> [Stated exercise] Find all lines in the records that include the word "matplotlib", and copy them out.

> [Record excerpts]
--- Begin ---

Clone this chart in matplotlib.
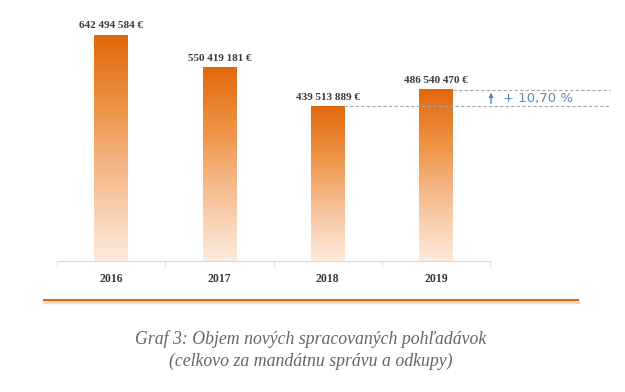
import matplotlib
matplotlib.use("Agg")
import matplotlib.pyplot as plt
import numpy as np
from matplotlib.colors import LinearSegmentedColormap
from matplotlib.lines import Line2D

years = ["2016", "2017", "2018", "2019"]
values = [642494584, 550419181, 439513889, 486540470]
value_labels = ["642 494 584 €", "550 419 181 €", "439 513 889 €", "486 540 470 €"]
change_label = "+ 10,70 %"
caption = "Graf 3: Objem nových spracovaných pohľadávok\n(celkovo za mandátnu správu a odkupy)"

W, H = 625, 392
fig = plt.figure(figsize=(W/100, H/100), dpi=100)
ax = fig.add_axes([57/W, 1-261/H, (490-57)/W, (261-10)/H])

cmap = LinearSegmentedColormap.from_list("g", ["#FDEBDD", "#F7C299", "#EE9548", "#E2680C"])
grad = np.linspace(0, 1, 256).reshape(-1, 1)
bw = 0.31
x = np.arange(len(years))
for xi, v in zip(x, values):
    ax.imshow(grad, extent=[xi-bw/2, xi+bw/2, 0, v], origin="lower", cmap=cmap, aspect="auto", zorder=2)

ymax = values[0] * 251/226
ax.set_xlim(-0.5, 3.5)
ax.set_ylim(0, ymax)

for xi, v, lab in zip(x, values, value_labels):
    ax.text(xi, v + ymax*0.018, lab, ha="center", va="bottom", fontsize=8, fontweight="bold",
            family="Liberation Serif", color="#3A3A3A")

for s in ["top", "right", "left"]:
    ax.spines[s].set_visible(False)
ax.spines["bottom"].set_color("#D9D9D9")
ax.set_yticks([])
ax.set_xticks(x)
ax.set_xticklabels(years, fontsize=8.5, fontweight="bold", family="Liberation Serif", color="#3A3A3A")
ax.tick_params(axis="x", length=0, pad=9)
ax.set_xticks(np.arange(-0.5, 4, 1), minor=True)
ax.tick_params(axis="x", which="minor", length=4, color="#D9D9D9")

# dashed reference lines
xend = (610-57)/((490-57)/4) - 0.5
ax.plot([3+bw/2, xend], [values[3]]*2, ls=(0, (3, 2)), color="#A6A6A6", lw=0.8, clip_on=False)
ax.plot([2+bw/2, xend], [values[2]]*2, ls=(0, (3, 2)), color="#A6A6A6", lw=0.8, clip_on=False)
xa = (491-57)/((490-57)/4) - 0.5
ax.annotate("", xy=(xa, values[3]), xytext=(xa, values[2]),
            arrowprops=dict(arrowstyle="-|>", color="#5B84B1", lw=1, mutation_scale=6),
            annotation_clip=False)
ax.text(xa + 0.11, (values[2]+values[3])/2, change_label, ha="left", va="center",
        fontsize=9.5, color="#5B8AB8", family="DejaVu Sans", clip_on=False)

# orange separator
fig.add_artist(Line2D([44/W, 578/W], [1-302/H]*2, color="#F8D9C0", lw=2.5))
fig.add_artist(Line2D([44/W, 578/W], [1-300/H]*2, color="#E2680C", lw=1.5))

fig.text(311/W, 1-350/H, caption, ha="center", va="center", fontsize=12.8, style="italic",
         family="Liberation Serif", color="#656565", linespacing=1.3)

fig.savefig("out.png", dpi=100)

--- End ---
--- Begin ---

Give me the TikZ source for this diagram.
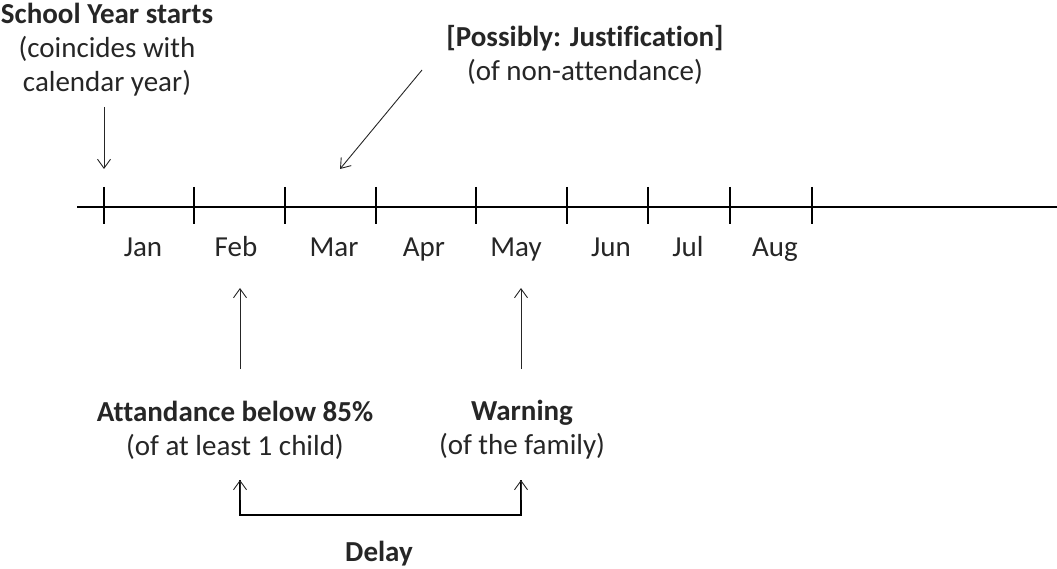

--- End ---
--- Begin ---

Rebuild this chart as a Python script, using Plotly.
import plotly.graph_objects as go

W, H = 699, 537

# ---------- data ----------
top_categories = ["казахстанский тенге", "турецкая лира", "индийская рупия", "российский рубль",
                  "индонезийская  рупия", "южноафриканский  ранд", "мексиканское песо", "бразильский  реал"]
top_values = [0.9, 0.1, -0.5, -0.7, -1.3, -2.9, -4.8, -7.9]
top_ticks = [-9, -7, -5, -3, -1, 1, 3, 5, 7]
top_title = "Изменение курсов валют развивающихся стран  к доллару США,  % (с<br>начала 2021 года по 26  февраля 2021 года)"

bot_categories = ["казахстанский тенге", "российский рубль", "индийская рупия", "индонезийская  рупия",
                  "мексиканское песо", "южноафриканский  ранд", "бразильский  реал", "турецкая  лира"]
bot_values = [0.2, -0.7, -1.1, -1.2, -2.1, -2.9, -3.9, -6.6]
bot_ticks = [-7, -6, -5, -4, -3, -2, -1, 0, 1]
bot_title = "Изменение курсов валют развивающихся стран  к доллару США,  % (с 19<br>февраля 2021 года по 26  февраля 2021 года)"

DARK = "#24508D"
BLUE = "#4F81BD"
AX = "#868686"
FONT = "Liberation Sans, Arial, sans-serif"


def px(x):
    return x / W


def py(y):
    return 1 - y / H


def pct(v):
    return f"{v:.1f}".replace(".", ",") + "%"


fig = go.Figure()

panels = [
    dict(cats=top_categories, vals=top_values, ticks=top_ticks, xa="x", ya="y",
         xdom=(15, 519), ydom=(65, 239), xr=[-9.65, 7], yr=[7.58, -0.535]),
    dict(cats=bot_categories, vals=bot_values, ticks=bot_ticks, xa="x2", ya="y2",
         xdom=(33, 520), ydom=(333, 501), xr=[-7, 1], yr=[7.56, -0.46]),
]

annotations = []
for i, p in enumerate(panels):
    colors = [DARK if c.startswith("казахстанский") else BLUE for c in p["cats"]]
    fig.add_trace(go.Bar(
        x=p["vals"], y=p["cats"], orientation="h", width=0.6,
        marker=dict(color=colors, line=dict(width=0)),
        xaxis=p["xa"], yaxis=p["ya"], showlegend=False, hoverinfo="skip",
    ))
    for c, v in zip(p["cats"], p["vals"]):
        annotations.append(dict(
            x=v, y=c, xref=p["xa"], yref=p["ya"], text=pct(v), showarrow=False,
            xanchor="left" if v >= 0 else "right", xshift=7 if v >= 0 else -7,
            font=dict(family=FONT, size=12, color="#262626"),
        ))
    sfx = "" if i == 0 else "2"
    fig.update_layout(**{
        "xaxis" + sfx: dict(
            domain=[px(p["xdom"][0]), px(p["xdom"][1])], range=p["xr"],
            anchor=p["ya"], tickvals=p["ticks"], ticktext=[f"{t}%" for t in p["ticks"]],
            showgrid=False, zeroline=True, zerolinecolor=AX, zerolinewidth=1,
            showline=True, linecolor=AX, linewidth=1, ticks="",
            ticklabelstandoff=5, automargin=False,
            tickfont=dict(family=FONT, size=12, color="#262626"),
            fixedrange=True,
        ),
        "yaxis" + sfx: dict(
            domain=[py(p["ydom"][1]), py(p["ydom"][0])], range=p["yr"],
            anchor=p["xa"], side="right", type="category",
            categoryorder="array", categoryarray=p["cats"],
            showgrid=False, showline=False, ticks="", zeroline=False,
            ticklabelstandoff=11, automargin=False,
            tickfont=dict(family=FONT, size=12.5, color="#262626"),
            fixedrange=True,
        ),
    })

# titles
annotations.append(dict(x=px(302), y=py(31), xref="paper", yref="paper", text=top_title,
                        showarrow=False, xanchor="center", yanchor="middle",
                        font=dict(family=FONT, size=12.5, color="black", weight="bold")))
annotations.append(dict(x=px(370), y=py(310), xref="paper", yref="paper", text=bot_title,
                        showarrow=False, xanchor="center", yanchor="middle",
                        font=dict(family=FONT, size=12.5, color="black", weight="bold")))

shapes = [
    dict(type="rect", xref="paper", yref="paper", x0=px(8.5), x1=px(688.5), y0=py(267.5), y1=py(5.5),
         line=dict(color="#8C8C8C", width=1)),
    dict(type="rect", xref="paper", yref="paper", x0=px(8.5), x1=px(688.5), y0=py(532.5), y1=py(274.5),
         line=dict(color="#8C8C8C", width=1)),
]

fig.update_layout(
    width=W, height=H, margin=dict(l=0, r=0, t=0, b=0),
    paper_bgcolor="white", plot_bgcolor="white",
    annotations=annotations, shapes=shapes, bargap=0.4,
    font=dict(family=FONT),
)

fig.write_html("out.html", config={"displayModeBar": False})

--- End ---

> [Response]
Clone this chart in matplotlib.
import matplotlib
matplotlib.use("Agg")
import matplotlib.pyplot as plt
from matplotlib.colors import LinearSegmentedColormap
from matplotlib.lines import Line2D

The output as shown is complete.